Stated task: Write out again, exactly as they appear, the lines from the line with "Reproduce this chart with matplotlib." through the line with "handles = []". Do not include any pictures.

Given records:
==========

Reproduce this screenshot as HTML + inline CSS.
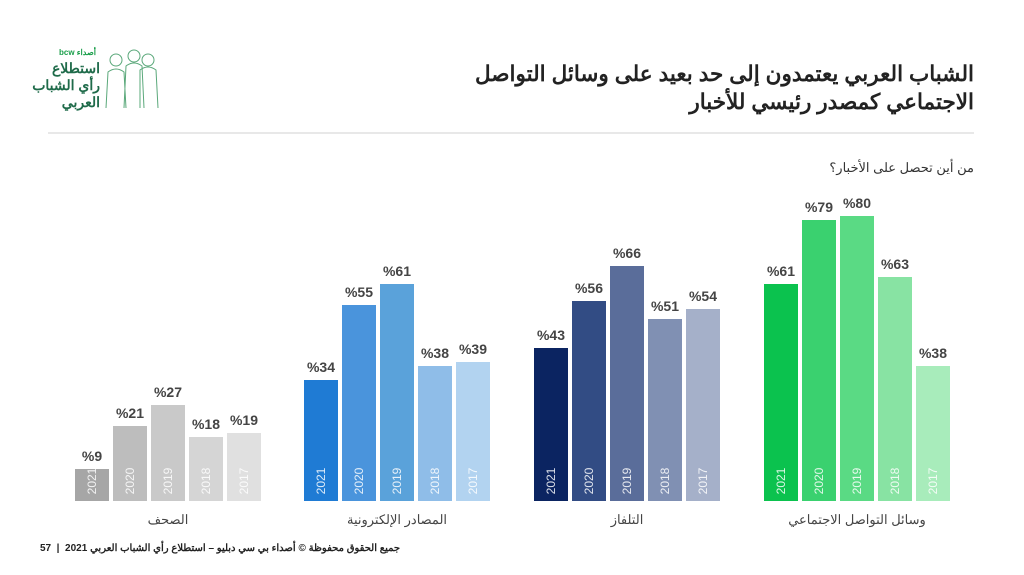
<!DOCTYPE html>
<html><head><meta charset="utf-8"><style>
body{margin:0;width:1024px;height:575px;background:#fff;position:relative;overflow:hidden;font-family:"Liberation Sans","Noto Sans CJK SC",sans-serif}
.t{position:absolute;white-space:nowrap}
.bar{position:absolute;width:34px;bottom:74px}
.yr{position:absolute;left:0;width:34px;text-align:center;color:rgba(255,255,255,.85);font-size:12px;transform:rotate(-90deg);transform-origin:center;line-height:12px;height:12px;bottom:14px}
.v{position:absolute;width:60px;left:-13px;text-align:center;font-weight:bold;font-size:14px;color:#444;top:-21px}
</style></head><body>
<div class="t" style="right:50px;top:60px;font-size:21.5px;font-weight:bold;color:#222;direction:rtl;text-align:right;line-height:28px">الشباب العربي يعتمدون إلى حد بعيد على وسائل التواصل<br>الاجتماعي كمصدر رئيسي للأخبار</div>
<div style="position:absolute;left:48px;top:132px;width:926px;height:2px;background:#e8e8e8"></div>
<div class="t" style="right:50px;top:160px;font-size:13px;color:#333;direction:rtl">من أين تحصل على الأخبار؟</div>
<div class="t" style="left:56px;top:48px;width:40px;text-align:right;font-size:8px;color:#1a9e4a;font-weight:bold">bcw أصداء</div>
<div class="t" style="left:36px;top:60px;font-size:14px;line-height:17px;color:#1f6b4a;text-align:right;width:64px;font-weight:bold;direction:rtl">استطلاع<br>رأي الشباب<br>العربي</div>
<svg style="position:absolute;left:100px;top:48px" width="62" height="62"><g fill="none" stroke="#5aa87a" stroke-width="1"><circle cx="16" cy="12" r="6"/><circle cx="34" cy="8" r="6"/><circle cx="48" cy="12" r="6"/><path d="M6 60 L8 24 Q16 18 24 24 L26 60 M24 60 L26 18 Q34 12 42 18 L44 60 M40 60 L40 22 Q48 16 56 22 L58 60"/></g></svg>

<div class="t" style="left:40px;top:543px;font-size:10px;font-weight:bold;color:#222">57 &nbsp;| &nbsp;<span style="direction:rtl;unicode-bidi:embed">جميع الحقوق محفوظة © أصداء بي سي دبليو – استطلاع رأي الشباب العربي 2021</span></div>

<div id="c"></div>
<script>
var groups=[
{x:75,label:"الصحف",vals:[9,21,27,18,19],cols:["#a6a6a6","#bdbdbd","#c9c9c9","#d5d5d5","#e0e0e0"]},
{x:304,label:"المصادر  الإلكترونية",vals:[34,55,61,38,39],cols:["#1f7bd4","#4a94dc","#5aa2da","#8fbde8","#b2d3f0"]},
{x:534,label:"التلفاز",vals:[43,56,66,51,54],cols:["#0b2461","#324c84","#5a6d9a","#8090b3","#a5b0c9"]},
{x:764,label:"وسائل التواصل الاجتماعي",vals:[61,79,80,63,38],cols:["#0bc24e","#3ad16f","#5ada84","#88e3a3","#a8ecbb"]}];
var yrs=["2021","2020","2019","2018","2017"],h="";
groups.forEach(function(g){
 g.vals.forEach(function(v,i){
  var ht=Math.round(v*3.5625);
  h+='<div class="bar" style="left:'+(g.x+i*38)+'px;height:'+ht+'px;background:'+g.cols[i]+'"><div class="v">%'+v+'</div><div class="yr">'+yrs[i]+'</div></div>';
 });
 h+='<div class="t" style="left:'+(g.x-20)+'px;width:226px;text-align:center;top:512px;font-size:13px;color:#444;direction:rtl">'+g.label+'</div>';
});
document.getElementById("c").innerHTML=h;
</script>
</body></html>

==========

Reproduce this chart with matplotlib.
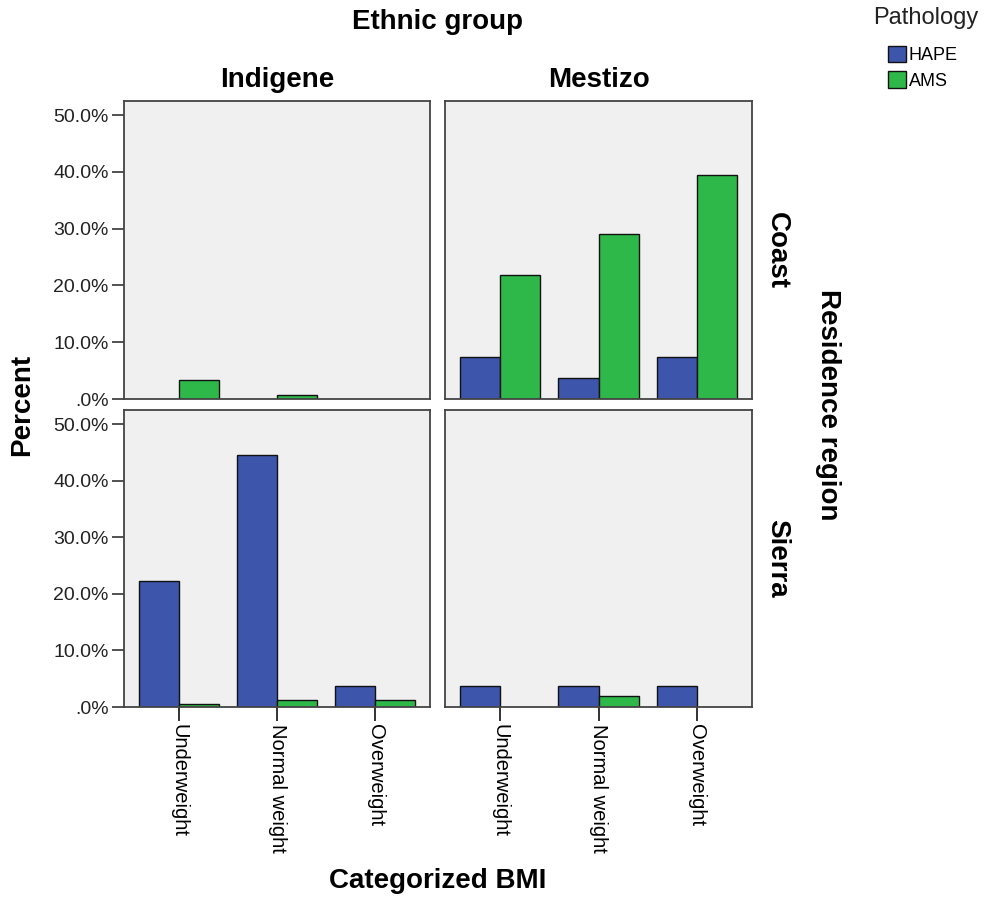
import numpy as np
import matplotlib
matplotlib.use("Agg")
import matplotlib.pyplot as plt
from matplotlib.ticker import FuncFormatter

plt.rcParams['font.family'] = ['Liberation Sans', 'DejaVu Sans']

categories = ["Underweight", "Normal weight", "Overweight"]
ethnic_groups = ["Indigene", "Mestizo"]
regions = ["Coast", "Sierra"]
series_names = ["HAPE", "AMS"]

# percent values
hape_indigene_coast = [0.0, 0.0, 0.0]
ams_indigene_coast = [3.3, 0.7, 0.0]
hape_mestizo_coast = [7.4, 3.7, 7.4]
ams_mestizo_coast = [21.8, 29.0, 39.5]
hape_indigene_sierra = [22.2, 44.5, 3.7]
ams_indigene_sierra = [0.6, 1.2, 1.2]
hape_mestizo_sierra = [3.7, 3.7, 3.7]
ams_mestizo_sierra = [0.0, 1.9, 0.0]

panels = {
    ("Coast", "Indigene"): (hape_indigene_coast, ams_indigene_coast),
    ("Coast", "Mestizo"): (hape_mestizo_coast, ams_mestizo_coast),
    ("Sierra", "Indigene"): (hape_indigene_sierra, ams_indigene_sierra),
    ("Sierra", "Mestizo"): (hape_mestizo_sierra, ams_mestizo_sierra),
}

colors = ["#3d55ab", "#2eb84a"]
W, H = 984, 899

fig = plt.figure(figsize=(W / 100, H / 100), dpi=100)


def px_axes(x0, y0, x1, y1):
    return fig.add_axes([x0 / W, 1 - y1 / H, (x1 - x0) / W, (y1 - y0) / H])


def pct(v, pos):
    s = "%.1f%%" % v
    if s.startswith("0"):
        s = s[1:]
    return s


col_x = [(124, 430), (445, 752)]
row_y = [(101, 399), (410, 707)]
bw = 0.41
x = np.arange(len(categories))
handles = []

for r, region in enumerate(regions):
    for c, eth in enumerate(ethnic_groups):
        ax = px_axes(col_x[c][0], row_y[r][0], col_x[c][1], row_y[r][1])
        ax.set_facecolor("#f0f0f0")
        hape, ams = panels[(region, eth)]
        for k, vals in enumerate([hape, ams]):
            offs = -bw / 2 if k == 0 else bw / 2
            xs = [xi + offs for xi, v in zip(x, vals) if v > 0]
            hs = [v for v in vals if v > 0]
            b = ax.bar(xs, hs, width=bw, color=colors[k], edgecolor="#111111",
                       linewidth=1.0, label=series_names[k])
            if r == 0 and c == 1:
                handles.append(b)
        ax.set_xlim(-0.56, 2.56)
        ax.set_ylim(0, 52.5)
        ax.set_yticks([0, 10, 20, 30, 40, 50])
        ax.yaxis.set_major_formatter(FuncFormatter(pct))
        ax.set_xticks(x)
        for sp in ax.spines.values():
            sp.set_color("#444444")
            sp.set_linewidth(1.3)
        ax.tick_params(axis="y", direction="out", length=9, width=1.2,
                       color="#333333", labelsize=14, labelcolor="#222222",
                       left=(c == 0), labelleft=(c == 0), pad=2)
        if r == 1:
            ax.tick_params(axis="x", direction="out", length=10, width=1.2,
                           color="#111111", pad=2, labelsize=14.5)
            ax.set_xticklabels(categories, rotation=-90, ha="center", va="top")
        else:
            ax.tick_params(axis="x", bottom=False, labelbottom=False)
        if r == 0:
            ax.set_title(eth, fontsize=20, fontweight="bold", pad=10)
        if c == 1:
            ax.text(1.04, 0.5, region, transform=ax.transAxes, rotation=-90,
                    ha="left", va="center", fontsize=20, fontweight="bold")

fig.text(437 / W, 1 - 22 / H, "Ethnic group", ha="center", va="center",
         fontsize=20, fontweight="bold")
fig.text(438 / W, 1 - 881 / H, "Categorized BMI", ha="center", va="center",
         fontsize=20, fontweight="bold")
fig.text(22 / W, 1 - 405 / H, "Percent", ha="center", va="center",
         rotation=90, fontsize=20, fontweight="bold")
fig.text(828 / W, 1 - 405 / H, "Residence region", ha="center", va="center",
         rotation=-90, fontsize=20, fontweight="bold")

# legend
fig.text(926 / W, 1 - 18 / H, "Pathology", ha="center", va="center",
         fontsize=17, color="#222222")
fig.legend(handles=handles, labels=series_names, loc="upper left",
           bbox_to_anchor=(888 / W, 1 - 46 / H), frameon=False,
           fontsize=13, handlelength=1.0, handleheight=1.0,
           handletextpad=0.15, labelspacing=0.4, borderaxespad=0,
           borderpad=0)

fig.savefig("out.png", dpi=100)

==========

Reply to the task:
Reproduce this chart with matplotlib.
import numpy as np
import matplotlib
matplotlib.use("Agg")
import matplotlib.pyplot as plt
from matplotlib.ticker import FuncFormatter

plt.rcParams['font.family'] = ['Liberation Sans', 'DejaVu Sans']

categories = ["Underweight", "Normal weight", "Overweight"]
ethnic_groups = ["Indigene", "Mestizo"]
regions = ["Coast", "Sierra"]
series_names = ["HAPE", "AMS"]

# percent values
hape_indigene_coast = [0.0, 0.0, 0.0]
ams_indigene_coast = [3.3, 0.7, 0.0]
hape_mestizo_coast = [7.4, 3.7, 7.4]
ams_mestizo_coast = [21.8, 29.0, 39.5]
hape_indigene_sierra = [22.2, 44.5, 3.7]
ams_indigene_sierra = [0.6, 1.2, 1.2]
hape_mestizo_sierra = [3.7, 3.7, 3.7]
ams_mestizo_sierra = [0.0, 1.9, 0.0]

panels = {
    ("Coast", "Indigene"): (hape_indigene_coast, ams_indigene_coast),
    ("Coast", "Mestizo"): (hape_mestizo_coast, ams_mestizo_coast),
    ("Sierra", "Indigene"): (hape_indigene_sierra, ams_indigene_sierra),
    ("Sierra", "Mestizo"): (hape_mestizo_sierra, ams_mestizo_sierra),
}

colors = ["#3d55ab", "#2eb84a"]
W, H = 984, 899

fig = plt.figure(figsize=(W / 100, H / 100), dpi=100)


def px_axes(x0, y0, x1, y1):
    return fig.add_axes([x0 / W, 1 - y1 / H, (x1 - x0) / W, (y1 - y0) / H])


def pct(v, pos):
    s = "%.1f%%" % v
    if s.startswith("0"):
        s = s[1:]
    return s


col_x = [(124, 430), (445, 752)]
row_y = [(101, 399), (410, 707)]
bw = 0.41
x = np.arange(len(categories))
handles = []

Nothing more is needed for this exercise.